» Stated task
Copy exactly the lines from the beginning of the data down to and including the line holding "const xTickLabelsA = ['11", without any pictures.

## start Given material

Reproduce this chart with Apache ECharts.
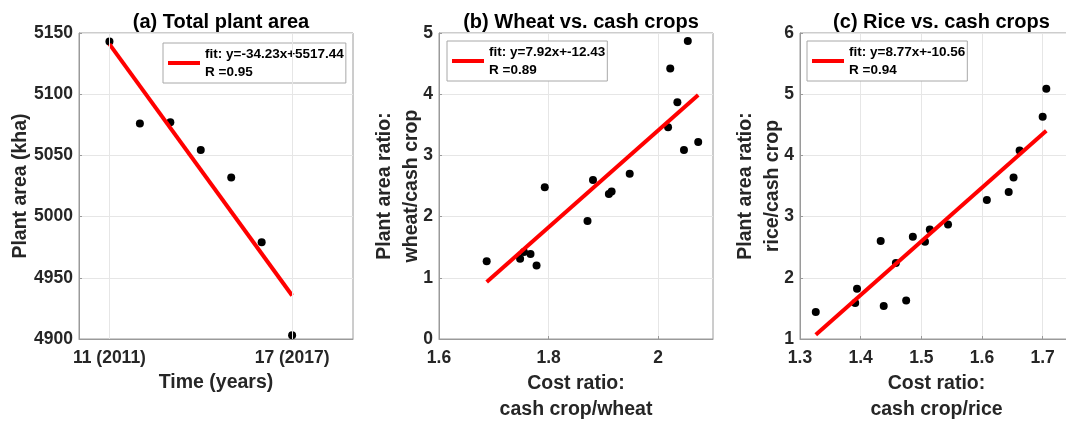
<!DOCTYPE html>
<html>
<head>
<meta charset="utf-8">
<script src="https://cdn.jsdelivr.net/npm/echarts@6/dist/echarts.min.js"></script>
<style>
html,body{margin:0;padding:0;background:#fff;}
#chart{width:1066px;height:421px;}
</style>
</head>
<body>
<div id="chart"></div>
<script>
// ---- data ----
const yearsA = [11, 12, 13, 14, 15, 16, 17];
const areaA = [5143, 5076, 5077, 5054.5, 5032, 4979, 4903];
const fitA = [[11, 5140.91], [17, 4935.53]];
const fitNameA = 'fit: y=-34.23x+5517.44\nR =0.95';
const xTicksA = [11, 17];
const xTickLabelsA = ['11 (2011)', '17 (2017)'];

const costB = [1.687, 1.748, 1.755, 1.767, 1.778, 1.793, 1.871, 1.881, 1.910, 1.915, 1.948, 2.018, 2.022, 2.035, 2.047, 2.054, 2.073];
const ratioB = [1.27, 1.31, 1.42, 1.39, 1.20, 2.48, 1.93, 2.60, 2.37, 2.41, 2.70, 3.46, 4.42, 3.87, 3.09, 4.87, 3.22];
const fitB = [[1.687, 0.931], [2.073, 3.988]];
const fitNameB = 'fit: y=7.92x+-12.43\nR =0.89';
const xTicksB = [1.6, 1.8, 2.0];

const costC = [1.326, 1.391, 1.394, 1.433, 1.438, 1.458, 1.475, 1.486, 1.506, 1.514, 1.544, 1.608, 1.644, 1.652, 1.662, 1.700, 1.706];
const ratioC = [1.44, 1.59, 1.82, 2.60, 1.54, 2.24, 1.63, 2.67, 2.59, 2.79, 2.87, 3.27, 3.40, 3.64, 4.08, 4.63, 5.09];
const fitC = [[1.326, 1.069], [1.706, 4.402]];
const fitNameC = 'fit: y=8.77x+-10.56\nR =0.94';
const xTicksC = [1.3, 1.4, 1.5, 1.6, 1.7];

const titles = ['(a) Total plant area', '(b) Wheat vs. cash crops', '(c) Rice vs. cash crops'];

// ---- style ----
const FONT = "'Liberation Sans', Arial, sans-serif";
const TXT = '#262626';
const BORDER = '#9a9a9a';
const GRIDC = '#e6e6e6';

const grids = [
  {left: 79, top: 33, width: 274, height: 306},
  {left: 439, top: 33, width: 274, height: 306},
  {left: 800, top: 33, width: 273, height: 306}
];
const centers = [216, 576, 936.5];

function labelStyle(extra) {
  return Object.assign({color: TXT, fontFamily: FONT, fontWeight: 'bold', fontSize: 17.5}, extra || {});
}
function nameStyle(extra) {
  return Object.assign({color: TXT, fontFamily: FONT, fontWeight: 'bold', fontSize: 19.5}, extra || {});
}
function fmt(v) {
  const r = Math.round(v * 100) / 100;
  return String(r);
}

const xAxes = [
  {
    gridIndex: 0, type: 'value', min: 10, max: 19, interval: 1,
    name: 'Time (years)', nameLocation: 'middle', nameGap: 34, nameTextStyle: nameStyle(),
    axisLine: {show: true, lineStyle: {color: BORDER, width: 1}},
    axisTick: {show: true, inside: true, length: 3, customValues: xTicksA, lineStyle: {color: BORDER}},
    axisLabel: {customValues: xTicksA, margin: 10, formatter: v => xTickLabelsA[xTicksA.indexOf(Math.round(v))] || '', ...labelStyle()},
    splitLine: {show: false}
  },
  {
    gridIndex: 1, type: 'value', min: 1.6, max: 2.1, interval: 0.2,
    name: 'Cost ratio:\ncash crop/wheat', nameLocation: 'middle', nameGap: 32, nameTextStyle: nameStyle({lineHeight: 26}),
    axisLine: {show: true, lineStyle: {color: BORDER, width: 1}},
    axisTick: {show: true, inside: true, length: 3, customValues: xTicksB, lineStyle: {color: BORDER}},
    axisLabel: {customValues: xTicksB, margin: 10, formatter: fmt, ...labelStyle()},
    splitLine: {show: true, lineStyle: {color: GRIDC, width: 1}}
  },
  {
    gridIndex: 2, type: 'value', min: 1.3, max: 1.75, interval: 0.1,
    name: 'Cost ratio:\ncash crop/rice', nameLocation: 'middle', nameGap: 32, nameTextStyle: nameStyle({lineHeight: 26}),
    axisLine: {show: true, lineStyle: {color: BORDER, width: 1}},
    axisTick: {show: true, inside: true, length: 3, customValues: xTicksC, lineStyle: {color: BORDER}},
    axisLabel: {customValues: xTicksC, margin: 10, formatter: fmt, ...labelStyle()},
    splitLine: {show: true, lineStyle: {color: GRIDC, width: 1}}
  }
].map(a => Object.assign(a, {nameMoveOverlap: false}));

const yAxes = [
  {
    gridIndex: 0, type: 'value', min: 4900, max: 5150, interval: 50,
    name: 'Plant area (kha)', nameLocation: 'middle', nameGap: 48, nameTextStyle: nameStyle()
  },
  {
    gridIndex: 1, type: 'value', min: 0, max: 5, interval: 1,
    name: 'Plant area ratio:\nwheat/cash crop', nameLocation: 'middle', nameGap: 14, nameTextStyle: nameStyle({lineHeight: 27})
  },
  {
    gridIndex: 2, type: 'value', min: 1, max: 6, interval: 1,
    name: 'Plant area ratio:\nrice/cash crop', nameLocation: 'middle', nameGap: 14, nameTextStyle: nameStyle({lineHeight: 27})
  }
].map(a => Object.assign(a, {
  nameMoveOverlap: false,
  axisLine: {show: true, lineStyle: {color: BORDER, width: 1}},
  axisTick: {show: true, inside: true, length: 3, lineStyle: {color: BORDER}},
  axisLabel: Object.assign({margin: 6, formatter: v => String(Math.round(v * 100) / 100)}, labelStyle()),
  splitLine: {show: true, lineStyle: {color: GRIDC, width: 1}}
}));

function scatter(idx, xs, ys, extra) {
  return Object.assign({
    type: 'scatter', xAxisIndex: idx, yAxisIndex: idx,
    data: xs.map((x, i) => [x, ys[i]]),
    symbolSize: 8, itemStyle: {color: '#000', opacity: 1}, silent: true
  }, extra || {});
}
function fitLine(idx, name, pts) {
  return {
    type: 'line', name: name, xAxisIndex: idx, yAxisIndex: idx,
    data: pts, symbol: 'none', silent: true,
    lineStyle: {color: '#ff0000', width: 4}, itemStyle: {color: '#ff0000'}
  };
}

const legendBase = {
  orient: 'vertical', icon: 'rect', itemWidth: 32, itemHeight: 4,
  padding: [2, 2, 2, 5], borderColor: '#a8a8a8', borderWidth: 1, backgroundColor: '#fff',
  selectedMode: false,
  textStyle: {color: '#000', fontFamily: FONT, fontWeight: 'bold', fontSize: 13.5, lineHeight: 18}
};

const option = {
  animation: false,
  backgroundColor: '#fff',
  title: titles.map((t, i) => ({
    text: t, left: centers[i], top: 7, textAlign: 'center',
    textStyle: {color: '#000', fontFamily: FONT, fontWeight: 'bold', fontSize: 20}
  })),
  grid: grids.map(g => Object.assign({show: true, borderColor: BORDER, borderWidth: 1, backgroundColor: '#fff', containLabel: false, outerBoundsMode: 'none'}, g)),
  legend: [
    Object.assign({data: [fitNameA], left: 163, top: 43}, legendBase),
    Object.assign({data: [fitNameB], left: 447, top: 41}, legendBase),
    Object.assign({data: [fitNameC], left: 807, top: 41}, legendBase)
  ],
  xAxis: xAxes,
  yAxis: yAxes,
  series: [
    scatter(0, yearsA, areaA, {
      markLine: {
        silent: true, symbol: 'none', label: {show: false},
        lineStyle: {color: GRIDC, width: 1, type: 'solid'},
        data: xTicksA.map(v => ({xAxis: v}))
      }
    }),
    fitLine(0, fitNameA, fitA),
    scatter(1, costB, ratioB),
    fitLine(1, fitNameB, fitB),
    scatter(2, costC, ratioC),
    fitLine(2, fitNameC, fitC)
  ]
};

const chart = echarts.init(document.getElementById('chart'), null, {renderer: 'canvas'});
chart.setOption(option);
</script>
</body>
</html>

## end Given material

» Written answer
Reproduce this chart with Apache ECharts.
<!DOCTYPE html>
<html>
<head>
<meta charset="utf-8">
<script src="https://cdn.jsdelivr.net/npm/echarts@6/dist/echarts.min.js"></script>
<style>
html,body{margin:0;padding:0;background:#fff;}
#chart{width:1066px;height:421px;}
</style>
</head>
<body>
<div id="chart"></div>
<script>
// ---- data ----
const yearsA = [11, 12, 13, 14, 15, 16, 17];
const areaA = [5143, 5076, 5077, 5054.5, 5032, 4979, 4903];
const fitA = [[11, 5140.91], [17, 4935.53]];
const fitNameA = 'fit: y=-34.23x+5517.44\nR =0.95';
const xTicksA = [11, 17];
const xTickLabelsA = ['11 (2011)', '17 (2017)'];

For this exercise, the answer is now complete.